After two 20-something sisters lived through a tornado and its aftermath in their Massachusetts hometown last year, they vowed to transform a well-intentioned but unorganized disaster-recovery process.

The resulting online tool, recovers.org, is now helping local governments and nonprofits coordinate Hurricane Sandy relief efforts through a concept known as “community-powered” recovery.

Organizers in areas hit hard by Hurricane Sandy, including Staten Island, the Lower East Side of Manhattan, Astoria and Red Hook, N.J., are using the platform. Nearly 17,000 volunteers and 2,000 donors have participated in efforts such as delivering food, water, and flashlights to 50 senior citizens unable to go down a high-story building, connecting pet shelters with skilled volunteers, matching local nonprofits with translators and funneling excess volunteers to other communities in need.

“A lot of guerilla organizing happens in an unorganized way on the ground in every single disaster area,” said Caitria O’Neill, recovers.org co-founder and chief executive officer. “The problem is these lessons aren’t shared and they aren’t put into tool form.”

She later added: “Our end game is more intelligent disaster management, whether it’s before or afterward,” she said. “This is bigger than a volunteer management software system. We’re going to change the way that a community interacts with preparedness information.”

With contacts at all levels of government, O’Neill said she’s seeking partner cities to launch a host of new tools in the coming year. There also is some international interest from London and French officials.

The current subscription-based system allows cities, towns, community organizations, and churches to immediately create a web- and mobile-based platform. Prices are based on population; a city of 50,000, for example, would pay approximately $2500 per year, with additional costs for training and support

The system provides:

  • Volunteer Management Tools: Online volunteer sign-up, hours tracking, liability waivers and a smooth assignment process.
  • Case Management: Confidential case management, online/mobile help request feature and cross-organization aid coordination.
  • Donation Item Databasing: Local resource mapping, ‘sign up, don’t show up’ messaging and efficient matching.
  • Information Hub: Local news reporting, Twitter feeds, community messaging center and community commenting.

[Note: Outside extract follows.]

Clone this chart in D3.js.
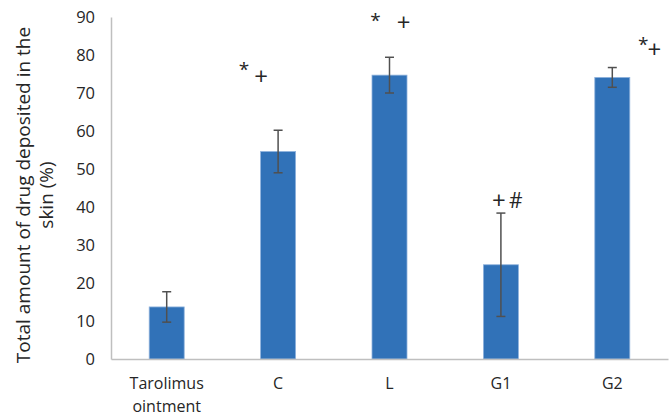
<!DOCTYPE html>
<html>
<head>
<meta charset="utf-8">
<script src="https://cdn.jsdelivr.net/npm/d3@7"></script>
<style>
  body { margin: 0; background: #fff; }
  text { font-family: "Open Sans", "Liberation Sans", sans-serif; fill: #262626; }
</style>
</head>
<body>
<div class="chart"></div>
<script>
// DATA
const categories = ["Tarolimus ointment", "C", "L", "G1", "G2"];
const values = [13.7, 54.6, 74.7, 24.8, 74.1];
const errors = [4.0, 5.6, 4.7, 13.6, 2.6];
const yTicks = [0, 10, 20, 30, 40, 50, 60, 70, 80, 90];
// significance marks: category, symbol, level (data units)
const markCats = ["C", "C", "L", "L", "G1", "G1", "G2", "G2"];
const markSymbols = ["*", "+", "*", "+", "+", "#", "*", "+"];
const markLevels = [74.5, 72.2, 87.5, 86.2, 39.5, 39.8, 81, 79.2];

// GLOBAL CONSTANTS
const MARGINS = {left: 111, right: 4, top: 17, bottom: 57};
const FRAME_WIDTH = 672;
const FRAME_HEIGHT = 416;
const GRAPH_WIDTH = FRAME_WIDTH - MARGINS.left - MARGINS.right;
const GRAPH_HEIGHT = FRAME_HEIGHT - MARGINS.top - MARGINS.bottom;
const BAR_WIDTH = 35;
const markDx = [-34, -17, -14, 14, -2, 15, 31, 42];

const FRAME = d3.select(".chart")
  .append("svg")
    .attr("width", FRAME_WIDTH)
    .attr("height", FRAME_HEIGHT);

const G = FRAME.append("g")
  .attr("transform", "translate(" + MARGINS.left + "," + MARGINS.top + ")");

const X_SCALE = d3.scaleBand()
  .domain(categories)
  .range([0, GRAPH_WIDTH]);

const Y_SCALE = d3.scaleLinear()
  .domain([0, 90])
  .range([GRAPH_HEIGHT, 0]);

// Y AXIS (labels only, plus line)
const yAxis = G.append("g")
  .call(d3.axisLeft(Y_SCALE).tickValues(yTicks).tickSize(0).tickPadding(16));
yAxis.select(".domain").attr("stroke", "#bfbfbf").attr("stroke-width", 1.5);
yAxis.selectAll("text").attr("font-size", "16.5px").attr("fill", "#262626")
  .attr("font-family", "Open Sans, sans-serif");

// BARS
G.selectAll(".bar")
  .data(values)
  .enter()
  .append("rect")
    .attr("class", "bar")
    .attr("x", (d, i) => X_SCALE(categories[i]) + X_SCALE.bandwidth() / 2 - BAR_WIDTH / 2)
    .attr("y", (d) => Y_SCALE(d))
    .attr("width", BAR_WIDTH)
    .attr("height", (d) => GRAPH_HEIGHT - Y_SCALE(d))
    .style("fill", "#3172b8")
    .style("stroke", "#8fb2dc")
    .style("stroke-width", 0.8);

// X AXIS
const xAxis = G.append("g")
  .attr("transform", "translate(0," + GRAPH_HEIGHT + ")")
  .call(d3.axisBottom(X_SCALE).tickSize(0).tickPadding(19));
xAxis.select(".domain").attr("stroke", "#bfbfbf").attr("stroke-width", 1.5);
xAxis.selectAll("text")
  .attr("font-size", "16px")
  .attr("fill", "#262626")
  .attr("font-family", "Open Sans, sans-serif")
  .each(function(d) {
    const words = d.split(" ");
    if (words.length > 1) {
      const t = d3.select(this).text(null);
      words.forEach((w, k) => {
        t.append("tspan").attr("x", 0).attr("dy", k === 0 ? "0.71em" : "1.4em").text(w);
      });
      t.attr("dy", null);
    }
  });

// ERROR BARS
const errG = G.append("g").attr("stroke", "#505050").attr("stroke-width", 1.5);
values.forEach((v, i) => {
  const cx = X_SCALE(categories[i]) + X_SCALE.bandwidth() / 2;
  const top = Y_SCALE(v + errors[i]);
  const bot = Y_SCALE(v - errors[i]);
  errG.append("line").attr("x1", cx).attr("x2", cx).attr("y1", top).attr("y2", bot);
  errG.append("line").attr("x1", cx - 4.5).attr("x2", cx + 4.5).attr("y1", top).attr("y2", top);
  errG.append("line").attr("x1", cx - 4.5).attr("x2", cx + 4.5).attr("y1", bot).attr("y2", bot);
});

// SIGNIFICANCE MARKS
G.selectAll(".mark")
  .data(markSymbols)
  .enter()
  .append("text")
    .attr("class", "mark")
    .attr("x", (d, i) => X_SCALE(markCats[i]) + X_SCALE.bandwidth() / 2 + markDx[i])
    .attr("y", (d, i) => Y_SCALE(markLevels[i]))
    .attr("text-anchor", "middle")
    .attr("font-size", (d) => d === "+" ? "24px" : (d === "#" ? "21px" : "19px"))
    .text((d) => d);

// Y AXIS TITLE
const title = FRAME.append("text")
  .attr("transform", "translate(30," + (MARGINS.top + GRAPH_HEIGHT / 2 + 7) + ") rotate(-90)")
  .attr("text-anchor", "middle")
  .attr("font-size", "19px");
title.append("tspan").attr("x", 0).attr("dy", 0).text("Total amount of drug deposited in the");
title.append("tspan").attr("x", 0).attr("dy", "1.2em").text("skin (%)");
</script>
</body>
</html>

O’Neill was 23 and had just graduated from Harvard with a bachelor’s degree in government when a tornado ripped through her hometown of Monson, Mass. last summer. Her sister, Morgan, 26 at the time, was a second-year graduate student in atmospheric physics at MIT.

The town wasn’t prepared for such a disaster, and relief workers struggled to manage volunteers, donations and other critical needs for more than 260 families left homeless. Dismayed by the lack of commercial community-recovery tools, the O’Neill sisters used online technology to co-found and build recovers.org.

While a team was building the site with the support of grants from MIT, the sisters traveled to disaster areas around the country, supporting relief efforts and formulating best practices and lessons learned.

The tool debuted last April after a tornado devastated several Texas towns and allowed emergency officials to quickly put an infrastructure in place to manage and match community needs with volunteers and donations.

“It was first time we actually used the software and it was really successful in collecting donation items and meeting needs,” Caitria O’Neill said. “We also found something interesting in that case: When the community organizations were empowered [through the tool] to meet some of the needs that were being reported, they not only meet all of the needs in their own town, they started using resources reported in their town to meet the needs in surrounding areas. So once you raise the capacity of a community to respond to disaster, it does things that you just don’t expect.”

Community responders in Forney, Texas, where nearly 100 homes were damaged or destroyed by the April tornado, used recovers.org to coordinate the recovery effort with the Forney city government.

“We wouldn’t have been nearly as effective in helping people if it hadn’t been for the recovers software,” said Cooper Taylor, missions director at a local church that was designed by the city government as a drop-off location for donations of money, clothing, food, water and other supplies. “We worked hand in hand with people in the city government. They took care of the emergency-personnel response but when it came to helping individual families and people, they very much left that up to the churches and [community organizations].”

Taylor also worked with the federal Small Business Administration to help those in need of larger-scale assistance, posting details on Forney recovers site about obtaining SBA loans.

Recovers.org was among six winning media innovation ventures awarded more than $1.37 million by the Knight Foundation in June. The O’Neills have ambitious plans to use their $340,000 share to reshape disaster relief and preparedness with an additional platform emergency officials can put in place before a disaster and help reduce risks.

“This is just the tip of the iceberg,” Caitria O’Neill said. “There are a lot of things we can do not only to help people recover after a disaster but to make sure disasters aren’t as bad. We started with this community organizing platform but our real goal is to make sure these disasters don’t harm as many houses and don’t hurt as many people. … For example, if you clear out the gutters on your street before a hurricane, you’re less likely to flood locally, but no one thinks of that.”